Why do People Watch Horror?
Suspense and resolution of suspense are two important components of horror and our response to Horror movie . Suspense refers to the build up to threat, the tension created prior to the manifestation of threat, and the resolution/elimination of threat. It has been defined as “acute, fearful apprehension about deplorable events that threatens liked protagonists” and “an experience of uncertainty whose hedonic properties can vary from noxious to pleasant” (Zillmann, 1996, p. 108). The tension created during the feeling of suspense can arise from events, which signify conflict, dissonance, and instability (Lehne and Koelsch, 2015). One theory of horror enjoyment, Zillmann’s (1980, 1996) excitation transfer theory, argues that we derive our enjoyment of horror film from this feeling of suspense (this theory might also explain the enjoyment of non-horror film, which involves the invocation of suspense). When a threat is resolved, our negative affect converts to euphoria and suspense ends. The vital aspect of the theory is that enjoyment is derived from the degree of negative affect built up during exposure to the horror film and from the positive affect/reaction that results from the resolution of the threat. If the resolution does not occur, then residual negative affect will lead to increased dysphoria. If there is no suspense but a complete certainty about what will happen, suspense is replaced by dread (Oliver, 1993a,b). Very few studies have tested the theory, although limited reviews provide some support for the model (Hoffner and Levine, 2005). Zillmann et al. (1975) showed children animated cartoons that varied in suspense and measured participants’ facial expressions, physiological arousal, and cognitive responses. They found that liking of the film increased as suspense increased. Liking was especially great when the threat was overcome, but the relationship between fear and liking was not examined in the study.

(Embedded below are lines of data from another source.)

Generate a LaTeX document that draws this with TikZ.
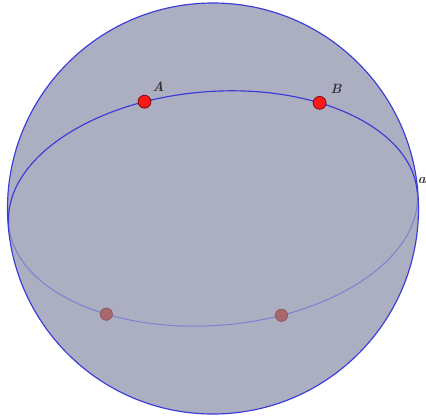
\documentclass[tikz,border=0pt]{standalone}
\usepackage{xcolor}
\definecolor{ballfill}{HTML}{ABAFC1}
\definecolor{ballline}{HTML}{3C3CD8}
\definecolor{backline}{HTML}{7F82D0}
\definecolor{frontpt}{HTML}{FF1A1A}
\definecolor{backpt}{HTML}{A8666E}
\usepackage{tikz}
\usetikzlibrary{positioning}

\begin{document}
\begin{tikzpicture}[scale=0.03,
  rim/.style={draw=ballline,line width=1pt},
  farside/.style={draw=backline,line width=0.9pt},
  dot/.style={circle,draw=red!45!black,fill=frontpt,line width=0.6pt,minimum size=11pt,inner sep=0pt},
  ghost/.style={circle,draw=backpt!80!black,fill=backpt,line width=0.5pt,minimum size=10.5pt,inner sep=0pt},
  lbl/.style={font=\fontsize{11.5}{13}\selectfont\bfseries\itshape,text=black!80,inner sep=0pt}]
\useasboundingbox (0,0) rectangle (426,419);
\coordinate (O) at (213,210.5);
\fill[ballfill] (O) circle (205.5);
\begin{scope}[shift={(O)},rotate=4.5]
\draw[farside] (205,0) arc[start angle=0,end angle=-180,x radius=205,y radius=117];
\node[ghost] (Aback) at ({205*cos(287)},{117*sin(287)}) {};
\node[ghost] (Bback) at ({205*cos(236)},{117*sin(236)}) {};
\draw[rim] (205,0) coordinate (east) arc[start angle=0,end angle=180,x radius=205,y radius=117];
\end{scope}
\draw[rim] (O) circle (205.5);
\begin{scope}[shift={(O)},rotate=4.5]
\node[dot,label={[lbl,label distance=4.5pt]45:A}] (A) at ({205*cos(107)},{117*sin(107)}) {};
\node[dot,label={[lbl,label distance=5pt]40:B}] (B) at ({205*cos(56)},{117*sin(56)}) {};
\end{scope}
\node[lbl,anchor=east] (ea) at (426,238) {a};
\end{tikzpicture}
\end{document}
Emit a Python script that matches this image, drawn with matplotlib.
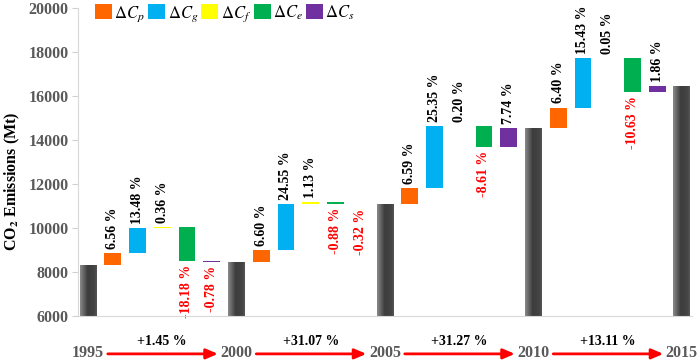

An alternative model to Zillmann’s suggests that enjoyment is associated with the presence of destruction, excitement, and unpredictability in films (Sparks, 1986a,b; Tamborini et al., 1987; Tamborini and Stiff, 1987). This model, the uses and gratification theory of film consumption (Katz et al., 1973; Palmgreen, 1984), argues that the enjoyment and seeking out of material are determined by their specific need for stimulation and the satisfaction they derive following the achievement of gratification. Some research suggests that certain personality types and individuals who are high or low on some psychological traits may seek out horror or violent material for gratification but that the material itself may not always provide this satisfaction (see the Individual Differences section below). Sensation seeking, verbal aggression, and argumentativeness, for example, have been found to be positively correlated with enjoyment of horror and violent films, but these are not consistent predictors of liking for horror/violent material (Greene and Krcmar, 2005).
It has been proposed that arousal itself might be self-rewarding – the act of watching horror provides us with a thrill regardless of the resolution and we like and enjoy the film for this reason (Tamborini, 1991). The pleasurable experience of arousal motivates us to continue watching in order to sustain that level of arousal, as Berlyne (1967) suggests. Sparks and Spirek (1988), for example, found a positive correlation between skin conductance (a physiological measure of emotional arousal) and self-reported arousal in people who watched a clip of A Nightmare On Elm Street, suggesting that the arousal we report also correlates at the physiological level, although whether the psychophysiological changes determine the arousal or the cognitive and emotional arousals (the interpretation of the material) determine the psychophysiological changes is an argument, which dates back to James.